I’ve been deeply depressed during the last couple of weeks. I’ve been struggling with the inadequacies and immutability of Social Security, the legalistic loop-hole thinking of County Assistance, and the insensitivity of the local caring medical community. Experts half my age order me to go here and there, and spend money I don’t have. There isn’t a thing I can say about it because I actually need a modicum of their expertise.

That’s a topic for another time, but it’s also fertile ground for bad feelings and self-recrimination. Although the circumstances that brought me to this state of affairs were well outside my control, I find myself thinking, ‘If that hadn’t happened, and if I were smarter, younger, richer, then….’ and none of it is true.

I find myself looking forward to what I call ‘Hiding Days’. I don’t leave my apartment, and no one ever calls or visits me anyway, so I’m hidden. In fact, I’m safe. Not only can they not distress me, I won’t distress them with my dark moods. You may have noticed that when you tell someone your concerns, it isn’t too long before they say, ‘Now you’re depressing me.’

I need to protect people from my darkness, I need to protect people from me. I use humour, because if they’re laughing, they won’t notice I’m hurting (and that’s actually a good thing because then I won’t have to fend off remarks such as ‘we all feel that way sometimes’ and ‘other people have it worse.’) Eventually, though, humour feels like a form of violence. When people laugh, their guard is down and they’re off balance, which is a good time to escape. Eventually, I begin to feel out of control—I’ve left them laughing so long, I can’t stop. (This is not to say I am always amusing, just that I try to be.) Not being able to control myself is frightening, and I worry about what it might lead to.

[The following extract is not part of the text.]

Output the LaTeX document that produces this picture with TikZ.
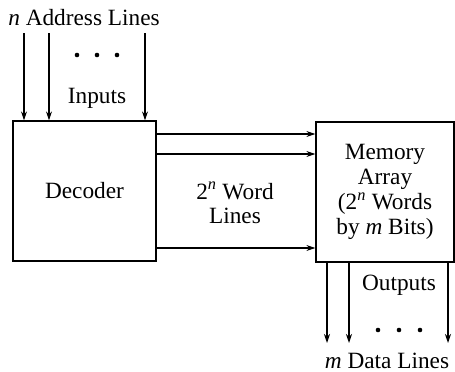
\documentclass[tikz,border=0pt]{standalone}
\usepackage{fontspec}
\setmainfont{Liberation Serif}
\usetikzlibrary{arrows.meta}
\begin{document}
\begin{tikzpicture}[x=1pt,y=-1pt,
  every node/.style={font=\fontsize{23.3}{24}\selectfont},
  blk/.style={draw,line width=1.2pt,inner sep=0pt,align=center},
  conn/.style={line width=1.1pt,-{Stealth[length=9pt,width=6pt]}},
  lbl/.style={anchor=base,inner sep=0pt},
  dot/.style={circle,fill,inner sep=0pt,minimum size=4.6pt}]
\useasboundingbox (0,0) rectangle (455,372);
\node[blk,minimum width=143pt,minimum height=140pt] (dec) at (84.5,191) {Decoder};
\node[blk,minimum width=138pt,minimum height=140pt,font=\fontsize{23.3}{25}\selectfont] (mem) at (385,192)
  {Memory\\Array\\(2\textsuperscript{\itshape n} Words\\by \textit{m} Bits)};
% labels
\node[lbl] (addr) at (84,25) {\textit{n} Address Lines};
\node[lbl] (inp) at (97,103) {Inputs};
\node[lbl,align=center] (wl) at (235,223) {2\textsuperscript{\itshape n} Word\\Lines};
\node[lbl] (outp) at (399,290) {Outputs};
\node[lbl] (data) at (387,368) {\textit{m} Data Lines};
% dots
\node[dot] (d1) at (77,55) {};
\node[dot] (d2) at (97,55) {};
\node[dot] (d3) at (117,55) {};
\node[dot] (d4) at (378,330) {};
\node[dot] (d5) at (399,330) {};
\node[dot] (d6) at (420,330) {};
% input arrows
\coordinate (i1) at (24,33);
\coordinate (i2) at (49,33);
\coordinate (i3) at (145,33);
\foreach \c in {i1,i2,i3} \draw[conn] (\c) -- (\c |- dec.north);
% word lines
\coordinate (w1) at (0,134);
\coordinate (w2) at (0,154);
\coordinate (w3) at (0,248);
\foreach \c in {w1,w2,w3} \draw[conn] (dec.east |- \c) -- (mem.west |- \c);
% outputs
\coordinate (o1) at (327,343);
\coordinate (o2) at (349,343);
\coordinate (o3) at (448,343);
\foreach \c in {o1,o2,o3} \draw[conn] (\c |- mem.south) -- (\c);
\end{tikzpicture}
\end{document}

I realize, as you have already done, this is not healthy thinking. I believe most people do not think this way, whereas I, and people like me, do constantly. That leads to feeling ashamed. I am so different from other people, and they have no difficulty in demonstrating how little they understand me. I become increasingly aware of my vulnerability and the cost of preventing upset. For example, to get people at church to stop mauling me at the Passing of the Peace, I had to expose some of my dark secrets. It was uncomfortable, but couldn’t be avoided. Now they accept me as The Strange One around whom they need to be careful.

This is what it’s like to have Chronic Depression. DC is not a ‘pity party’, it’s a real and serious medical condition. It’s not a choice, and you can’t think your way out of it. It has a lot to do with neurochemistry and imbalances. Medications (if you can afford them) sometimes help, but don’t alter the thinking patterns and vulnerability that are part of depression.

I am writing to you from my cave. Do you understand?